New Deal or Raw Deal? How FDR’s economic legacy has damaged America. Burton Folsom, Jr., Threshold Editions, 2009.
A history professor at Hillsdale College in Michigan, Folsom has written the best critique we have seen of the New Deal of the 1930s. Astute readers will note many parallels between the politics of that era and the struggle between liberals and conservatives about the proper role and reach of government that is currently raging.
President Roosevelt is portrayed as a clever politician, but something of a lightweight. Prior to going into politics, he had been a mediocre student, attorney, and businessman. He had a habit of making things up, as when he claimed in 1920 – with no basis whatsoever – that he had written Haiti’s Constitution, and “if I do say so, I think it a pretty good Constitution.”
Many of Roosevelt’s economic ideas were wrongheaded, such as his notion that the basic cause of the depression was under-consumption. Even FDR’s closest advisors, notably Treasury Secretary Henry Morgenthau, were appalled at times by his penchant for experimentation. But Roosevelt enjoyed being unpredictable and remained unrepentant.
Major New Deal programs are described and evaluated, such as the NRA, WPA, AAA, SEC and Social Security, pointing out weaknesses and in some cases merits. The basic thrust was centralization of power, which Roosevelt and his supporters were not averse to using for political ends. Periodic promises to reduce government spending and balance the budget were casually broken, with the excuse being that “we had to balance the budget of the American people before we could balance the budget of the national government.”
Although often thought of as a benefactor of the downtrodden, Roosevelt followed regressive tax policies (excise taxes grew during the 1930s, while high tax rates on high earners and corporations served to reduce revenues) and supported minimum wage and pro-labor policies that contributed to high unemployment. His record on civil rights was undistinguished, e.g., he failed to support anti-lynching legislation.
Federal patronage was lavished on large states that were seen as electoral toss-ups, such as Pennsylvania (which went for Hoover in 1932, but for FDR by a wide margin in 1936). Opponents like Senator Huey Long (can’t feel too sorry for him) and former Secretary of Treasury Andrew Mellon were subjected to intense IRS investigations, generally with little success. And in his second term, FDR attempted to pack the U.S. Supreme Court and then waged a vindictive campaign against members of the U.S. Senate who had thwarted his scheme.
Historically, the nation’s founders designed a system of government that elevated process over results. President Woodrow Wilson broke with this pattern, arguing that the focus should be on results, and FDR followed in his footsteps. In the end, what Roosevelt delivered was intentions rather than results. The country’s unemployment rate declined somewhat after he took office, but it rebounded to roundly 20% by 1938.

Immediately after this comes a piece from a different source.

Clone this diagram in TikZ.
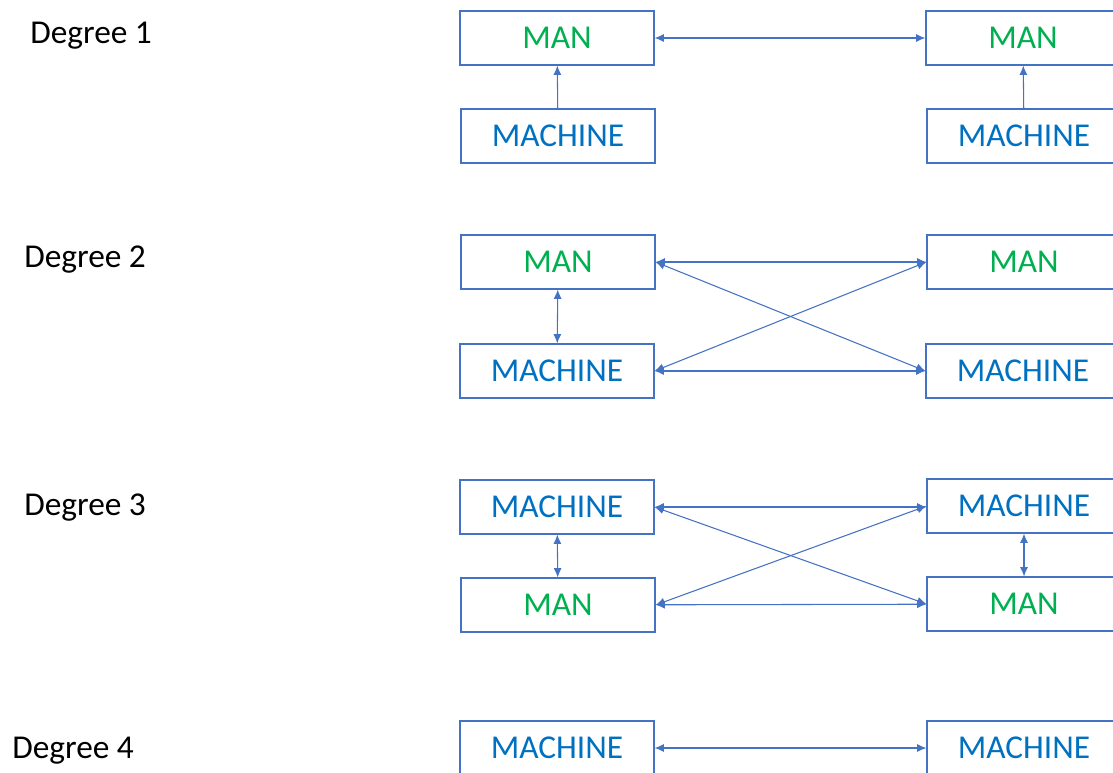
\documentclass[tikz,border=0pt]{standalone}
\usepackage{fontspec}
\setmainfont{Carlito}
\usetikzlibrary{arrows.meta}
\definecolor{boxblue}{HTML}{4472C4}
\definecolor{mangreen}{HTML}{00B050}
\definecolor{machblue}{HTML}{0070C0}
\tikzset {
    box/.style = {
        draw = boxblue,
        line width = 0.8pt,
        minimum width = 145.5pt,
        minimum height = 40.5pt,
        inner sep = 0pt,
        font = \fontsize{25}{30}\selectfont
    },
    man/.style = {box, text = mangreen},
    machine/.style = {box, text = machblue},
    degree/.style = {
        anchor = base west,
        inner sep = 0pt,
        font = \fontsize{25}{30}\selectfont
    },
    link/.style = {
        draw = boxblue,
        line width = 0.8pt,
        arrows = {Latex[length = 7pt, width = 6pt]-Latex[length = 7pt, width = 6pt]}
    },
    up link/.style = {
        draw = boxblue,
        line width = 0.8pt,
        arrows = {-Latex[length = 7pt, width = 6pt]}
    }
}
\begin{document}
\begin{tikzpicture}[x = 0.75pt, y = -0.75pt]
            \useasboundingbox (0, 0) rectangle (1113, 772);
            % degree 1
            \node (deg1) [degree] at (30, 43) {Degree 1};
            \node (d1lman) [man] at (557, 38) {MAN};
            \node (d1lmach) [machine] at (558, 136) {MACHINE};
            \node (d1rman) [man] at (1023, 38) {MAN};
            \node (d1rmach) [machine] at (1024, 136) {MACHINE};
            \draw [link] (d1lman) -- (d1rman);
            \draw [up link] (d1lmach) -- (d1lman);
            \draw [up link] (d1rmach) -- (d1rman);
            % degree 2
            \node (deg2) [degree] at (24, 267) {Degree 2};
            \node (d2lman) [man] at (558, 262) {MAN};
            \node (d2lmach) [machine] at (557, 371) {MACHINE};
            \node (d2rman) [man] at (1024, 262) {MAN};
            \node (d2rmach) [machine] at (1023, 371) {MACHINE};
            \draw [link] (d2lman) -- (d2lmach);
            \draw [link] (d2lman) -- (d2rman);
            \draw [link] (d2lmach) -- (d2rmach);
            \draw [link] (d2lman.east) -- (d2rmach.west);
            \draw [link] (d2lmach.east) -- (d2rman.west);
            % degree 3
            \node (deg3) [degree] at (24, 515) {Degree 3};
            \node (d3lmach) [machine] at (557, 507) {MACHINE};
            \node (d3lman) [man] at (558, 605) {MAN};
            \node (d3rmach) [machine] at (1024, 506) {MACHINE};
            \node (d3rman) [man] at (1024, 604) {MAN};
            \draw [link] (d3lmach) -- (d3lman);
            \draw [link] (d3rmach) -- (d3rman);
            \draw [link] (d3lmach.east) -- (d3rmach.west |- d3lmach.east);
            \draw [link] (d3lman) -- (d3rman);
            \draw [link] (d3lmach.east) -- (d3rman.west);
            \draw [link] (d3lman.east) -- (d3rmach.west);
            % degree 4
            \node (deg4) [degree] at (12, 758) {Degree 4};
            \node (d4lmach) [machine] at (557, 748) {MACHINE};
            \node (d4rmach) [machine] at (1024, 748) {MACHINE};
            \draw [link] (d4lmach) -- (d4rmach);
\end{tikzpicture}
\end{document}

If the foregoing analysis is sound, why have so many historians classed FDR as one of our greatest presidents? Folsom’s explanation is that “most modern historians, following Woodrow Wilson’s lead, have embraced the progressive view of history.” In other words, they have tended to see what they wanted to see in the historical record.
Probably all historians do this to some extent, including Folsom who is clearly a conservative, but his book seems objective and well researched.